PROBLEM DETAILS = Leaving out all pictures, please print only the lines from the one containing "Emit a Python" through the one containing "def rect(a,b,c,d): return".

-- BEGIN INFORMATION GIVEN --

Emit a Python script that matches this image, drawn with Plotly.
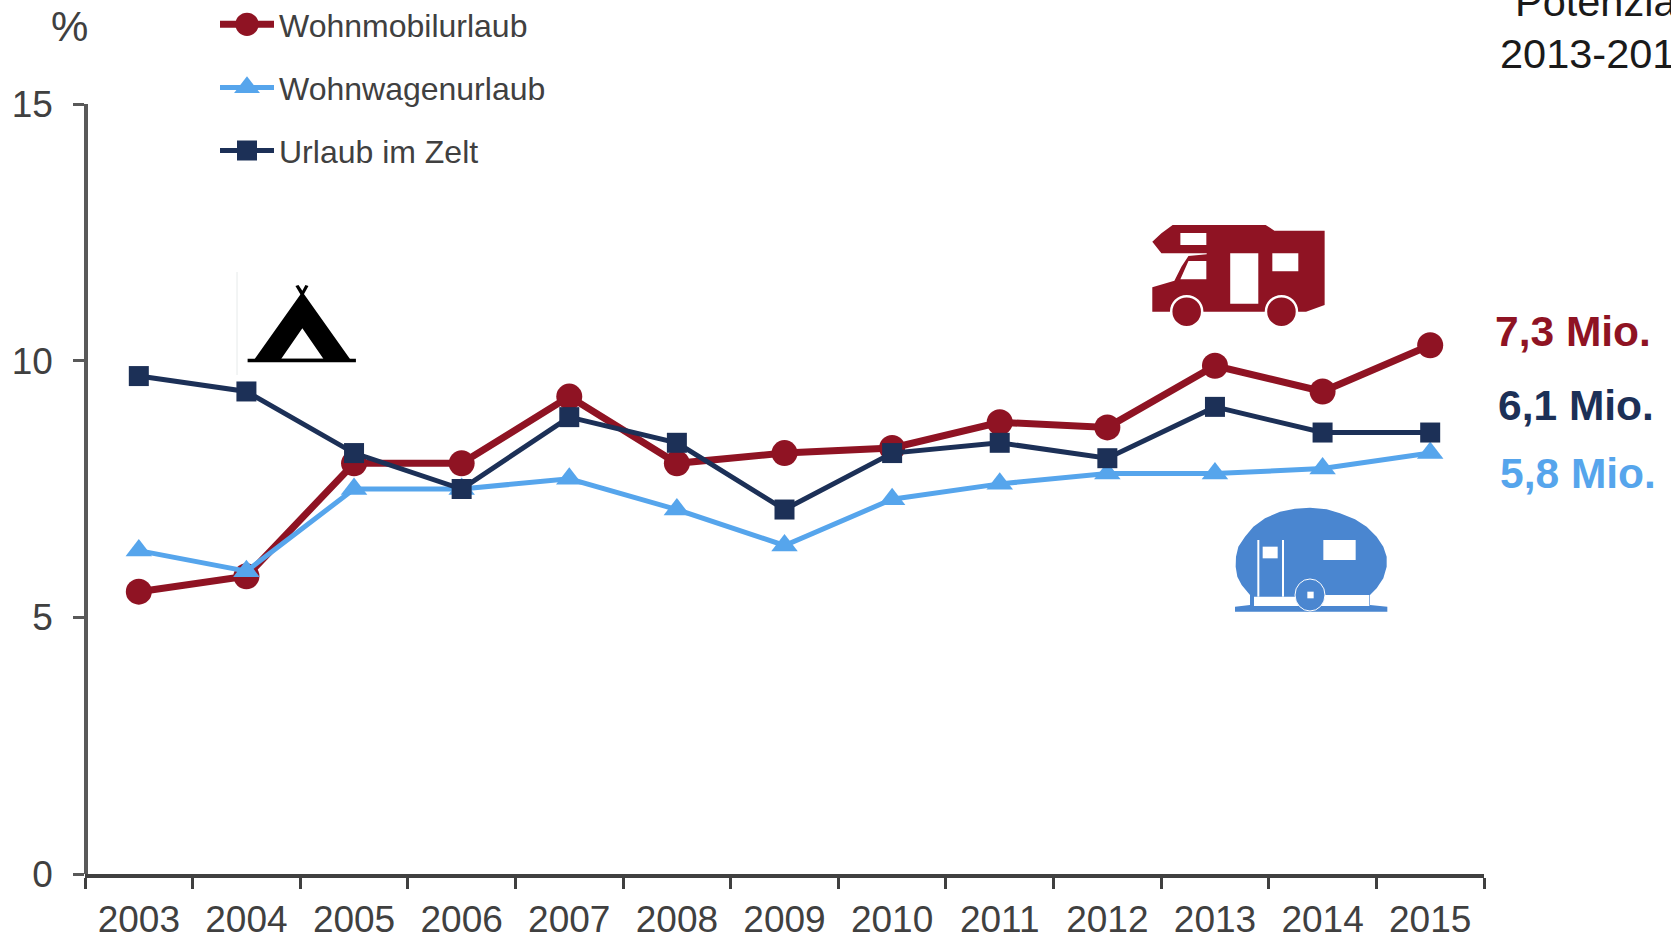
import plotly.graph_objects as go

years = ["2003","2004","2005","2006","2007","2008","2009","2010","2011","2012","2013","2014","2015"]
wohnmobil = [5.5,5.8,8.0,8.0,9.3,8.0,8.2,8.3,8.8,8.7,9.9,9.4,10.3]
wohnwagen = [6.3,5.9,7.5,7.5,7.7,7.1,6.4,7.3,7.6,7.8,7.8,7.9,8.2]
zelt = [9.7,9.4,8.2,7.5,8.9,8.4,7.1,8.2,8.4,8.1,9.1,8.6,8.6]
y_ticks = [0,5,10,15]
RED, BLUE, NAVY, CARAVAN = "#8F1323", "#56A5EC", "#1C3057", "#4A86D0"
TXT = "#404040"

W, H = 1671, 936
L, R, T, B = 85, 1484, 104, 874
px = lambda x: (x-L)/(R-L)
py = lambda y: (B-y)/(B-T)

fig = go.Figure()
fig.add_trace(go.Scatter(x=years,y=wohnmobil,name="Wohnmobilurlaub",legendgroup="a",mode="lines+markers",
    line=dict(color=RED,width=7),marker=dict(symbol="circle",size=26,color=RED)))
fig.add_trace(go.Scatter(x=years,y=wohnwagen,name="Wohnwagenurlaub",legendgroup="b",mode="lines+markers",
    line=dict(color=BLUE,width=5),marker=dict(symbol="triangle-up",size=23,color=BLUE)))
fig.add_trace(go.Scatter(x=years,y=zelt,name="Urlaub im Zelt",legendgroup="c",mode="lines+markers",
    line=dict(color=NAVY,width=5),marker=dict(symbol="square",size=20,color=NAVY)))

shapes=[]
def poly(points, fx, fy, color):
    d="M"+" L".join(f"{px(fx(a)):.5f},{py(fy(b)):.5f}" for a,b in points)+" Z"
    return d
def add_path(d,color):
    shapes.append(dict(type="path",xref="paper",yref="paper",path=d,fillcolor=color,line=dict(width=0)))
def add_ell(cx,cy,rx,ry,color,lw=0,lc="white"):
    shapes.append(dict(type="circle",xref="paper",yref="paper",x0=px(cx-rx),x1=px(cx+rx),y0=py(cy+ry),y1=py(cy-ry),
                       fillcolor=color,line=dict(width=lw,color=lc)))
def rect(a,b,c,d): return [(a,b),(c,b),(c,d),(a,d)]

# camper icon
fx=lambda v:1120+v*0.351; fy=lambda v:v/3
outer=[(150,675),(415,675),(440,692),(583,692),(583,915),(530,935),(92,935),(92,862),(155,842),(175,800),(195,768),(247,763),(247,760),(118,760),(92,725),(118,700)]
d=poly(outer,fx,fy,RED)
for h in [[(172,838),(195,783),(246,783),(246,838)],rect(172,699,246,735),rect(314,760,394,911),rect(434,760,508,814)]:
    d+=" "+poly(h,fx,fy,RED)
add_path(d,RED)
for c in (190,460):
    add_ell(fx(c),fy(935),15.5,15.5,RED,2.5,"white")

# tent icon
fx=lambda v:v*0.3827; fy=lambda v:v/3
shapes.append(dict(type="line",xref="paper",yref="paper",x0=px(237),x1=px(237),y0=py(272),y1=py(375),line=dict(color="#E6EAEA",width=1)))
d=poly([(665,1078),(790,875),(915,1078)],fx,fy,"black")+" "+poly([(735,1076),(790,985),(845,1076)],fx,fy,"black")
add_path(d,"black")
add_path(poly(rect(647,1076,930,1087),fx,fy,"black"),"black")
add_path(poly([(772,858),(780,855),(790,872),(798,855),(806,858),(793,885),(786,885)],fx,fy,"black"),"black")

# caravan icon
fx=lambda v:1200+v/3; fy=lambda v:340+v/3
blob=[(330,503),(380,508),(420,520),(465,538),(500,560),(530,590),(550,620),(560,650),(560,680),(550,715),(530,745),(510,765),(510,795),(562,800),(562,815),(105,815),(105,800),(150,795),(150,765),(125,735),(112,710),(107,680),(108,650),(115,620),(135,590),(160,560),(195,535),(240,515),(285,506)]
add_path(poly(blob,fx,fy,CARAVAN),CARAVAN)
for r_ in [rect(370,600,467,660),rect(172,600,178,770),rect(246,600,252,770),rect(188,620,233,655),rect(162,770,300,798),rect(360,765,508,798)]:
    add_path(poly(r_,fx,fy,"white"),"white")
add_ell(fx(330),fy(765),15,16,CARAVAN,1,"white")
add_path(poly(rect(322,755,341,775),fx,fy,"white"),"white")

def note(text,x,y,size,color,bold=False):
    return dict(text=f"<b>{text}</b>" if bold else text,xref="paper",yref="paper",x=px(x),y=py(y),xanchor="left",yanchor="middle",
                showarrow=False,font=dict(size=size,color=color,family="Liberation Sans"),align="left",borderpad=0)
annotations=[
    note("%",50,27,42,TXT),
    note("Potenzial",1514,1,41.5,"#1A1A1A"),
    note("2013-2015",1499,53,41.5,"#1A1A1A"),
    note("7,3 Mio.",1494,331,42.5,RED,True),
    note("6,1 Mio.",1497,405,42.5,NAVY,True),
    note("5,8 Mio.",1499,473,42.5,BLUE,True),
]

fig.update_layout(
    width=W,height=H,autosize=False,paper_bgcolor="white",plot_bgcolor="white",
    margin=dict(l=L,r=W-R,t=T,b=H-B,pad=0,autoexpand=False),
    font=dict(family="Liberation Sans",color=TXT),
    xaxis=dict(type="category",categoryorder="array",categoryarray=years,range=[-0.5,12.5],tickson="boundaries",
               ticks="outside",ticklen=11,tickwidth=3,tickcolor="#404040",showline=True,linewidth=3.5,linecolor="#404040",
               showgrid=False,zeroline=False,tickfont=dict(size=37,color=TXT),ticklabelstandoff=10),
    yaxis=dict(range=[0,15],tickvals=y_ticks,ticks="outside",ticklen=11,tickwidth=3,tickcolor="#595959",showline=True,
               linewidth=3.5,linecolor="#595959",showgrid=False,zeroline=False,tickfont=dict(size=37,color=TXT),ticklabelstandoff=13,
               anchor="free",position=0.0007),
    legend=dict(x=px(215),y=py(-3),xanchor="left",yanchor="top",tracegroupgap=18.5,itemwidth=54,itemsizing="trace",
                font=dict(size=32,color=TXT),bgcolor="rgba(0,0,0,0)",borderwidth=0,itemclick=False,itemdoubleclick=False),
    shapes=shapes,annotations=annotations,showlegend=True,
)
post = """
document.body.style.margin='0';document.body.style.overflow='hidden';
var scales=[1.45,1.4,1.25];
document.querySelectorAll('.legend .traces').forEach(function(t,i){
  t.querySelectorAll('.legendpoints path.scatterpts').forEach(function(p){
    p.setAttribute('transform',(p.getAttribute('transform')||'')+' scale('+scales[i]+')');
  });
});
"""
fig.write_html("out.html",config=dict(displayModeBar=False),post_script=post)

-- END INFORMATION GIVEN --
-- BEGIN INFORMATION GIVEN --

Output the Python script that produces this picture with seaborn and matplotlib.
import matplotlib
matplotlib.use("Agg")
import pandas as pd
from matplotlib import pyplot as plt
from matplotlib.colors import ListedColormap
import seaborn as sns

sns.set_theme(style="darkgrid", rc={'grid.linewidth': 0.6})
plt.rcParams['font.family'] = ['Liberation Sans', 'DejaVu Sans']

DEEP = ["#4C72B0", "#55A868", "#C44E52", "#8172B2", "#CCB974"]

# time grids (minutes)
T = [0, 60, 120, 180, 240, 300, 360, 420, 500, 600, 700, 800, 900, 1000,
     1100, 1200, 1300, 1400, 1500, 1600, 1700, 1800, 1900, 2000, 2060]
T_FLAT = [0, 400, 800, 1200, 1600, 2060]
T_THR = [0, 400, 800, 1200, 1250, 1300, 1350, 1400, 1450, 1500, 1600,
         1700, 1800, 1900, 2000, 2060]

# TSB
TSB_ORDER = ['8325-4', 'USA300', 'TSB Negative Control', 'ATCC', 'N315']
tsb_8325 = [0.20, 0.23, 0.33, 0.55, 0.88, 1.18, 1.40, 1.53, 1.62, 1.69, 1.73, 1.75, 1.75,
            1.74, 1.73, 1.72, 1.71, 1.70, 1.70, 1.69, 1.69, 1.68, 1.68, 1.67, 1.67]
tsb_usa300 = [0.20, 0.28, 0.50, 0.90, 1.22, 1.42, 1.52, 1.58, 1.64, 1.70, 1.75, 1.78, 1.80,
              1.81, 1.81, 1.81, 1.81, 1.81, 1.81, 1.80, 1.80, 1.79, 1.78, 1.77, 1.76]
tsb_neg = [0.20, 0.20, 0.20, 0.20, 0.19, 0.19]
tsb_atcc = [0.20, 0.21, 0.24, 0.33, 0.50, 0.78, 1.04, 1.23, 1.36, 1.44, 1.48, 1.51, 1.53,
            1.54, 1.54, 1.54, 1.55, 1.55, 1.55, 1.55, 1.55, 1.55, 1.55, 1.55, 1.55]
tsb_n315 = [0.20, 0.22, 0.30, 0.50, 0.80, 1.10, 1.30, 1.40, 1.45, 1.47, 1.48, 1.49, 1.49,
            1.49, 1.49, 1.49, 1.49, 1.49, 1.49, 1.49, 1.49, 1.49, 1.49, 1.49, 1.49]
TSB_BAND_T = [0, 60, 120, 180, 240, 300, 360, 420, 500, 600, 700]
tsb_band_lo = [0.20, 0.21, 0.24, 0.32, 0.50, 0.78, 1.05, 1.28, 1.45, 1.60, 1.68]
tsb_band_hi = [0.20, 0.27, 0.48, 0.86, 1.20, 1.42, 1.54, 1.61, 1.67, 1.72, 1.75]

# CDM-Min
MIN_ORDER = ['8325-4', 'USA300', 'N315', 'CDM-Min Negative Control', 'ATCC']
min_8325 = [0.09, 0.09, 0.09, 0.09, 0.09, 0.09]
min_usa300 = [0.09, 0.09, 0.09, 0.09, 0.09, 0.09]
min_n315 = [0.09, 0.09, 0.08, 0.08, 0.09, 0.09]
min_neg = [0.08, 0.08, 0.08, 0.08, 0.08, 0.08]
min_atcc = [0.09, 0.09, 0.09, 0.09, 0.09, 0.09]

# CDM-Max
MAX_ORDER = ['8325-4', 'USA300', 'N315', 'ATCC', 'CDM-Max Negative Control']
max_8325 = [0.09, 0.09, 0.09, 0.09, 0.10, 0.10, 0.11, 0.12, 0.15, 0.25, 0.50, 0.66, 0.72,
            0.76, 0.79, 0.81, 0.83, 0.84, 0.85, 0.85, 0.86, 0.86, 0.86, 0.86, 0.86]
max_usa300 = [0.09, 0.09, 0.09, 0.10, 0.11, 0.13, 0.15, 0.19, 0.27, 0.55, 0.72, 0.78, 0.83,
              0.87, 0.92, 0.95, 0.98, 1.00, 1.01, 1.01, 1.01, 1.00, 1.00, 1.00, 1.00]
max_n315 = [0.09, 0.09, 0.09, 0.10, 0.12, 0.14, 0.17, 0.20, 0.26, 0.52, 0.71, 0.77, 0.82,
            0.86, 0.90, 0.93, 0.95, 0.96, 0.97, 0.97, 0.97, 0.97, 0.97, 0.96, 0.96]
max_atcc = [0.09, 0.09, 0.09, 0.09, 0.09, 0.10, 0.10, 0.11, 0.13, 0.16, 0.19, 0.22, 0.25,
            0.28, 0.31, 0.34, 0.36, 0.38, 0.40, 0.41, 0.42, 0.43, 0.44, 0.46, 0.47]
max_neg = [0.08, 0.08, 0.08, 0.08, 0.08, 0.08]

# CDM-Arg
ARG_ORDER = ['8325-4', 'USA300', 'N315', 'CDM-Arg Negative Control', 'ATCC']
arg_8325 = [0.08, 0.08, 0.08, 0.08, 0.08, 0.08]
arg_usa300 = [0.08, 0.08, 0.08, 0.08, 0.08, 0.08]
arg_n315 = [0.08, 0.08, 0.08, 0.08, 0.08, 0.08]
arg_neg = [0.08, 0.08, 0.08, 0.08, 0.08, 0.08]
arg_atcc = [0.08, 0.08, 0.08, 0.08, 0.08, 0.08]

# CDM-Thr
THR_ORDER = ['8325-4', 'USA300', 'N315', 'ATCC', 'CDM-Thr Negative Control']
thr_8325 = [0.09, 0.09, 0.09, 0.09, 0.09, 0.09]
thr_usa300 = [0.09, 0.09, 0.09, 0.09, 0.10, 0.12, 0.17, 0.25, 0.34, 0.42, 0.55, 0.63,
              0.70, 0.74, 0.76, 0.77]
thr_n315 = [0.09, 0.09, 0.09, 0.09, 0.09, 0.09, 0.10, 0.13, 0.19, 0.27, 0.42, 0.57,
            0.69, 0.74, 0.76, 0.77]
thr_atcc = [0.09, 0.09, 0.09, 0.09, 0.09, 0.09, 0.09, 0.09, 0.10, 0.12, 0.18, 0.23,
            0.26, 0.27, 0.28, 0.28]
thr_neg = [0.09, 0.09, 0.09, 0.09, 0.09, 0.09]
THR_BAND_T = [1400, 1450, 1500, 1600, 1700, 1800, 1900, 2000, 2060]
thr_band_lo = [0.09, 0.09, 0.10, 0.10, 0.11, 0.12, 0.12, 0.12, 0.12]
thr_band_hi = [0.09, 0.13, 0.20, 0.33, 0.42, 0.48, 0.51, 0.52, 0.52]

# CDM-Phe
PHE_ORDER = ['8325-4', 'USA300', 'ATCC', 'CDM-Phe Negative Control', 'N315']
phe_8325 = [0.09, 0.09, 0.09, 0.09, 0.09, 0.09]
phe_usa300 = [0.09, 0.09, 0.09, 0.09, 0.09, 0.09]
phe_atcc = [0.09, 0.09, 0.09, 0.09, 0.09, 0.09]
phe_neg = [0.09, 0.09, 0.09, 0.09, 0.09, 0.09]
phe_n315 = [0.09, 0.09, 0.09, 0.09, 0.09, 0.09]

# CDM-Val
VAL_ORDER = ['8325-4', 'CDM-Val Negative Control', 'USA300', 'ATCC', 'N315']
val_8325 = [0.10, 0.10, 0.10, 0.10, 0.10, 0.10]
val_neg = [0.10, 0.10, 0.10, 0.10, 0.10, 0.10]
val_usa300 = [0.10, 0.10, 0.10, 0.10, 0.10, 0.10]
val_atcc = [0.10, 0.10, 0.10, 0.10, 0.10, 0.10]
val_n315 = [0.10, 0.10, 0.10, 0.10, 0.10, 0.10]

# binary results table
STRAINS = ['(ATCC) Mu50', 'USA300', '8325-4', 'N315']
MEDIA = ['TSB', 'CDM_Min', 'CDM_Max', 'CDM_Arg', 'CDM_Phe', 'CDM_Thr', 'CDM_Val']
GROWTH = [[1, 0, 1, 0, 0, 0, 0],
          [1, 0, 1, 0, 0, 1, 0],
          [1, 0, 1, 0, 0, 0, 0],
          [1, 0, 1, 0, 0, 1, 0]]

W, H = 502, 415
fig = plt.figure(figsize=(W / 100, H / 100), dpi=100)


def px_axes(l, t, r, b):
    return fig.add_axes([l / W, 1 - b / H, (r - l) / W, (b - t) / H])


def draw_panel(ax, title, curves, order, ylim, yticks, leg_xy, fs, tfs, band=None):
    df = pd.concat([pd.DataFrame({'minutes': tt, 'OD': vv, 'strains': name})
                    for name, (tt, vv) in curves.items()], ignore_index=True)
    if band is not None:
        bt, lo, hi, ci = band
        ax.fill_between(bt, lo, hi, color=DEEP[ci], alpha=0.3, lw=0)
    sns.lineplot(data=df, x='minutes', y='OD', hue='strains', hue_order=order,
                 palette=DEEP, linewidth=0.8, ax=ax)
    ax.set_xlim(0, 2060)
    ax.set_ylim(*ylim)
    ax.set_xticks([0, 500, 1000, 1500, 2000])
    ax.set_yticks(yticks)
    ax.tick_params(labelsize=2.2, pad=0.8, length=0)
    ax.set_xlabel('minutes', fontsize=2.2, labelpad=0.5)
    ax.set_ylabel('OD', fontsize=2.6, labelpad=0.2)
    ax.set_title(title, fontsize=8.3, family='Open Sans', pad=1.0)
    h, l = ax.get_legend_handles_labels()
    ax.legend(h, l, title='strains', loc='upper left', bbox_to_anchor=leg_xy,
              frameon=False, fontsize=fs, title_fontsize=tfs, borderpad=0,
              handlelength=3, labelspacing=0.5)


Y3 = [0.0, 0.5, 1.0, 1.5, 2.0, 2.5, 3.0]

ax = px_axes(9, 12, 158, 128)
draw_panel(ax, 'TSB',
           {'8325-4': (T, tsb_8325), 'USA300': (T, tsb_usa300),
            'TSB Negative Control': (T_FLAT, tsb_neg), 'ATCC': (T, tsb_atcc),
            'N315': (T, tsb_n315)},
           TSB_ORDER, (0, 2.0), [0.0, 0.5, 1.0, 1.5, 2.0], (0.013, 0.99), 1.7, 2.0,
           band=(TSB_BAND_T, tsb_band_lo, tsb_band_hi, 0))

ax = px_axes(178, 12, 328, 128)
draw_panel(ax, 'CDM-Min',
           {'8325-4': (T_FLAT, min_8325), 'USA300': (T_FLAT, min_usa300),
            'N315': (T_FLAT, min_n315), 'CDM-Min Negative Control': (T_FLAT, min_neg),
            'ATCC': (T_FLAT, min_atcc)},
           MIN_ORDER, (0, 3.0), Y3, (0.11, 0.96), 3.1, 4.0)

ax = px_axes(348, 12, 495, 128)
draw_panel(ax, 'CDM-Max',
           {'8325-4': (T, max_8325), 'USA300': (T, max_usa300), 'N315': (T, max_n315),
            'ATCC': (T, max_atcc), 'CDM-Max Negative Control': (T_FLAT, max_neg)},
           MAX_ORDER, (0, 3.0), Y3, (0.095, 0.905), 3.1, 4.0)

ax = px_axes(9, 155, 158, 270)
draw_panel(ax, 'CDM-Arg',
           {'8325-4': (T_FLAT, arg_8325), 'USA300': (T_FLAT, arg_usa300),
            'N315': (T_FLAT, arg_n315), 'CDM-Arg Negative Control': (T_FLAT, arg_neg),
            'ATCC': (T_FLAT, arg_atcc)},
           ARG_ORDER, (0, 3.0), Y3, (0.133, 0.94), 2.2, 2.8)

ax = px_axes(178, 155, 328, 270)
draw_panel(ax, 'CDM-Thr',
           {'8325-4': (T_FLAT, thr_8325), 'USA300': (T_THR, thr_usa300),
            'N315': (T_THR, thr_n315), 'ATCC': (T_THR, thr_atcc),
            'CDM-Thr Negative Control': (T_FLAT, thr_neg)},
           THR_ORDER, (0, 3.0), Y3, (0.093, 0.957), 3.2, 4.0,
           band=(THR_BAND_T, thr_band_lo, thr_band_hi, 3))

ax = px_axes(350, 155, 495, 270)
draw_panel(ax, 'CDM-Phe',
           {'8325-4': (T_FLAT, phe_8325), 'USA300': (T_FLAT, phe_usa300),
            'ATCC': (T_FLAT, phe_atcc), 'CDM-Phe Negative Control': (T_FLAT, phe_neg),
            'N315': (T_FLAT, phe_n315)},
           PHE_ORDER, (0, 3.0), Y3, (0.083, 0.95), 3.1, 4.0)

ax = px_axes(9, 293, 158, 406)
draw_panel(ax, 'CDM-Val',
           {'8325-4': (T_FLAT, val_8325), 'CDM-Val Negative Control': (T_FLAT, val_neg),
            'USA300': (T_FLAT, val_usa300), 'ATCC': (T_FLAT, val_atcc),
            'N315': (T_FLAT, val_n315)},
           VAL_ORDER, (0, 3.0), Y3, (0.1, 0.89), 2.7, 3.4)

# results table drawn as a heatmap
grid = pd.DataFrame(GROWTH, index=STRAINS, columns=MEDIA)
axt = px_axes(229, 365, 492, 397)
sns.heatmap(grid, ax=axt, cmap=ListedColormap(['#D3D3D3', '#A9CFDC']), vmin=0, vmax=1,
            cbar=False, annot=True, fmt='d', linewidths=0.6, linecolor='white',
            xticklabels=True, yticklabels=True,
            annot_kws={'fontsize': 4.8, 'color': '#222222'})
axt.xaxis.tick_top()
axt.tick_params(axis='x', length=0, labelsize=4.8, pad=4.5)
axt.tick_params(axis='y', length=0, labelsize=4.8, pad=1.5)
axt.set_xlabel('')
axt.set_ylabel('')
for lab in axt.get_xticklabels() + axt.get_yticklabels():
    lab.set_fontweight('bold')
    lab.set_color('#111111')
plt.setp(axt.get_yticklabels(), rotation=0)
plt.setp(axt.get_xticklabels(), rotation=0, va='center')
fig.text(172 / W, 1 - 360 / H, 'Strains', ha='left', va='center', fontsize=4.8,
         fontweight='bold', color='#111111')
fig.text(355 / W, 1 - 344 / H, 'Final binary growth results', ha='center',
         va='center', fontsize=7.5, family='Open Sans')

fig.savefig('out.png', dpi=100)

-- END INFORMATION GIVEN --

OUTPUT OF THE TASK =
Emit a Python script that matches this image, drawn with Plotly.
import plotly.graph_objects as go

years = ["2003","2004","2005","2006","2007","2008","2009","2010","2011","2012","2013","2014","2015"]
wohnmobil = [5.5,5.8,8.0,8.0,9.3,8.0,8.2,8.3,8.8,8.7,9.9,9.4,10.3]
wohnwagen = [6.3,5.9,7.5,7.5,7.7,7.1,6.4,7.3,7.6,7.8,7.8,7.9,8.2]
zelt = [9.7,9.4,8.2,7.5,8.9,8.4,7.1,8.2,8.4,8.1,9.1,8.6,8.6]
y_ticks = [0,5,10,15]
RED, BLUE, NAVY, CARAVAN = "#8F1323", "#56A5EC", "#1C3057", "#4A86D0"
TXT = "#404040"

W, H = 1671, 936
L, R, T, B = 85, 1484, 104, 874
px = lambda x: (x-L)/(R-L)
py = lambda y: (B-y)/(B-T)

fig = go.Figure()
fig.add_trace(go.Scatter(x=years,y=wohnmobil,name="Wohnmobilurlaub",legendgroup="a",mode="lines+markers",
    line=dict(color=RED,width=7),marker=dict(symbol="circle",size=26,color=RED)))
fig.add_trace(go.Scatter(x=years,y=wohnwagen,name="Wohnwagenurlaub",legendgroup="b",mode="lines+markers",
    line=dict(color=BLUE,width=5),marker=dict(symbol="triangle-up",size=23,color=BLUE)))
fig.add_trace(go.Scatter(x=years,y=zelt,name="Urlaub im Zelt",legendgroup="c",mode="lines+markers",
    line=dict(color=NAVY,width=5),marker=dict(symbol="square",size=20,color=NAVY)))

shapes=[]
def poly(points, fx, fy, color):
    d="M"+" L".join(f"{px(fx(a)):.5f},{py(fy(b)):.5f}" for a,b in points)+" Z"
    return d
def add_path(d,color):
    shapes.append(dict(type="path",xref="paper",yref="paper",path=d,fillcolor=color,line=dict(width=0)))
def add_ell(cx,cy,rx,ry,color,lw=0,lc="white"):
    shapes.append(dict(type="circle",xref="paper",yref="paper",x0=px(cx-rx),x1=px(cx+rx),y0=py(cy+ry),y1=py(cy-ry),
                       fillcolor=color,line=dict(width=lw,color=lc)))
def rect(a,b,c,d): return [(a,b),(c,b),(c,d),(a,d)]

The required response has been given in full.